>> BEGIN
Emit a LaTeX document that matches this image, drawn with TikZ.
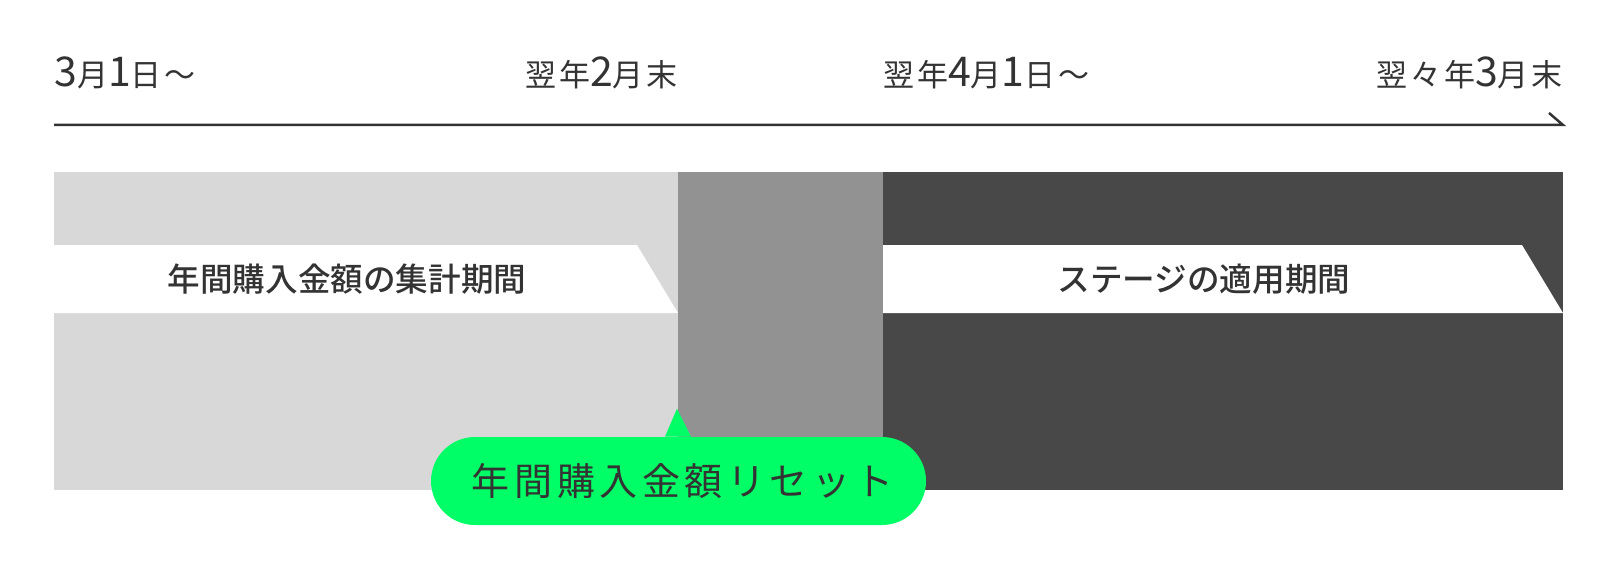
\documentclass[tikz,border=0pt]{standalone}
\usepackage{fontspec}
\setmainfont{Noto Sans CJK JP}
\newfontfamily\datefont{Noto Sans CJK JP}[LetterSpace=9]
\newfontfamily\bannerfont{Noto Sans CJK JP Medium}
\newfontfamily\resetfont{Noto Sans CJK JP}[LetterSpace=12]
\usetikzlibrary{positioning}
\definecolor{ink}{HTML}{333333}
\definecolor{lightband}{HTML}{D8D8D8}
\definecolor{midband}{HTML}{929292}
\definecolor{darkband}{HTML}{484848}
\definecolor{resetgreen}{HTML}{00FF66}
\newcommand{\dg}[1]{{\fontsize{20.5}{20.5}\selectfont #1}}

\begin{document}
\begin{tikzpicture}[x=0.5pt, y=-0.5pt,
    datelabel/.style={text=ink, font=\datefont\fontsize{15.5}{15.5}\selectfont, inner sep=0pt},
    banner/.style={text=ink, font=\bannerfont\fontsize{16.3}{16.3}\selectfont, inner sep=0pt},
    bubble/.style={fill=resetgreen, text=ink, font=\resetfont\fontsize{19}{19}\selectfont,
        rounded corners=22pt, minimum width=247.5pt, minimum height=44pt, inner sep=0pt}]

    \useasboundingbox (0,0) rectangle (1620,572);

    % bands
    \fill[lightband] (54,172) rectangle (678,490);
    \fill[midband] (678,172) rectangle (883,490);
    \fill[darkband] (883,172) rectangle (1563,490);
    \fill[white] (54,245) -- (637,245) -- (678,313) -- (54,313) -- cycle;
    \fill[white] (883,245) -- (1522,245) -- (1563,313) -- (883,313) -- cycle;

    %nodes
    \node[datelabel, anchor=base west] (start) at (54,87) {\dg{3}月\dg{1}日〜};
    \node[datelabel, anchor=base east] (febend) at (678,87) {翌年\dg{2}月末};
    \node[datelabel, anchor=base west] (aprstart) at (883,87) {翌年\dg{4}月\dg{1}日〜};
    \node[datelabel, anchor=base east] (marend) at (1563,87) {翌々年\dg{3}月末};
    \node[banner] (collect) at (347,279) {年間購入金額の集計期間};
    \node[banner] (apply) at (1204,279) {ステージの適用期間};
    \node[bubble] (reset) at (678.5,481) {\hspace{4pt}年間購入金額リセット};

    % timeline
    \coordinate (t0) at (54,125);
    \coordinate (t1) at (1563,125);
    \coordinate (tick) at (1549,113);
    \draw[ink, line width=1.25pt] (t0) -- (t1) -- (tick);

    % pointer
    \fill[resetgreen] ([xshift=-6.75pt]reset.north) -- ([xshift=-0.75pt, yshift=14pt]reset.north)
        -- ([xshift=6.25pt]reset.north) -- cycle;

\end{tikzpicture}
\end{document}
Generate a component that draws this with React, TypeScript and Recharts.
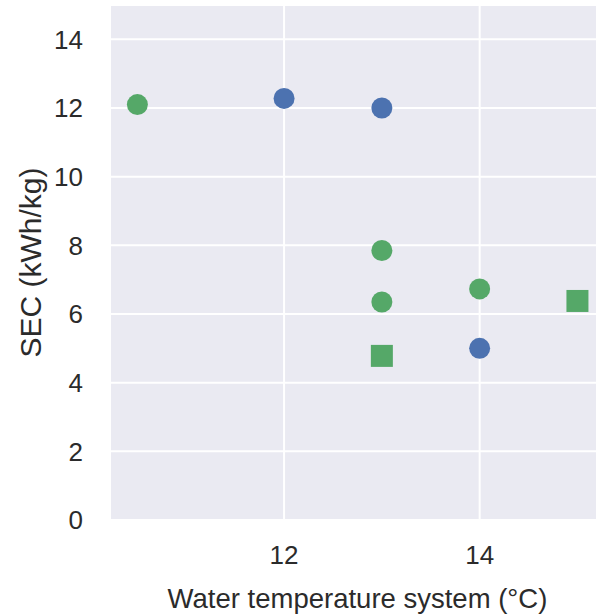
>> END
# EXERCISE DETAILS
Transcribe all the lines above exactly, apart from the pictures.

# COMPLETE ANSWER
Emit a LaTeX document that matches this image, drawn with TikZ.
\documentclass[tikz,border=0pt]{standalone}
\usepackage{fontspec}
\setmainfont{Noto Sans CJK JP}
\newfontfamily\datefont{Noto Sans CJK JP}[LetterSpace=9]
\newfontfamily\bannerfont{Noto Sans CJK JP Medium}
\newfontfamily\resetfont{Noto Sans CJK JP}[LetterSpace=12]
\usetikzlibrary{positioning}
\definecolor{ink}{HTML}{333333}
\definecolor{lightband}{HTML}{D8D8D8}
\definecolor{midband}{HTML}{929292}
\definecolor{darkband}{HTML}{484848}
\definecolor{resetgreen}{HTML}{00FF66}
\newcommand{\dg}[1]{{\fontsize{20.5}{20.5}\selectfont #1}}

\begin{document}
\begin{tikzpicture}[x=0.5pt, y=-0.5pt,
    datelabel/.style={text=ink, font=\datefont\fontsize{15.5}{15.5}\selectfont, inner sep=0pt},
    banner/.style={text=ink, font=\bannerfont\fontsize{16.3}{16.3}\selectfont, inner sep=0pt},
    bubble/.style={fill=resetgreen, text=ink, font=\resetfont\fontsize{19}{19}\selectfont,
        rounded corners=22pt, minimum width=247.5pt, minimum height=44pt, inner sep=0pt}]

    \useasboundingbox (0,0) rectangle (1620,572);

    % bands
    \fill[lightband] (54,172) rectangle (678,490);
    \fill[midband] (678,172) rectangle (883,490);
    \fill[darkband] (883,172) rectangle (1563,490);
    \fill[white] (54,245) -- (637,245) -- (678,313) -- (54,313) -- cycle;
    \fill[white] (883,245) -- (1522,245) -- (1563,313) -- (883,313) -- cycle;

    %nodes
    \node[datelabel, anchor=base west] (start) at (54,87) {\dg{3}月\dg{1}日〜};
    \node[datelabel, anchor=base east] (febend) at (678,87) {翌年\dg{2}月末};
    \node[datelabel, anchor=base west] (aprstart) at (883,87) {翌年\dg{4}月\dg{1}日〜};
    \node[datelabel, anchor=base east] (marend) at (1563,87) {翌々年\dg{3}月末};
    \node[banner] (collect) at (347,279) {年間購入金額の集計期間};
    \node[banner] (apply) at (1204,279) {ステージの適用期間};
    \node[bubble] (reset) at (678.5,481) {\hspace{4pt}年間購入金額リセット};

    % timeline
    \coordinate (t0) at (54,125);
    \coordinate (t1) at (1563,125);
    \coordinate (tick) at (1549,113);
    \draw[ink, line width=1.25pt] (t0) -- (t1) -- (tick);

    % pointer
    \fill[resetgreen] ([xshift=-6.75pt]reset.north) -- ([xshift=-0.75pt, yshift=14pt]reset.north)
        -- ([xshift=6.25pt]reset.north) -- cycle;

\end{tikzpicture}
\end{document}
Generate a component that draws this with React, TypeScript and Recharts.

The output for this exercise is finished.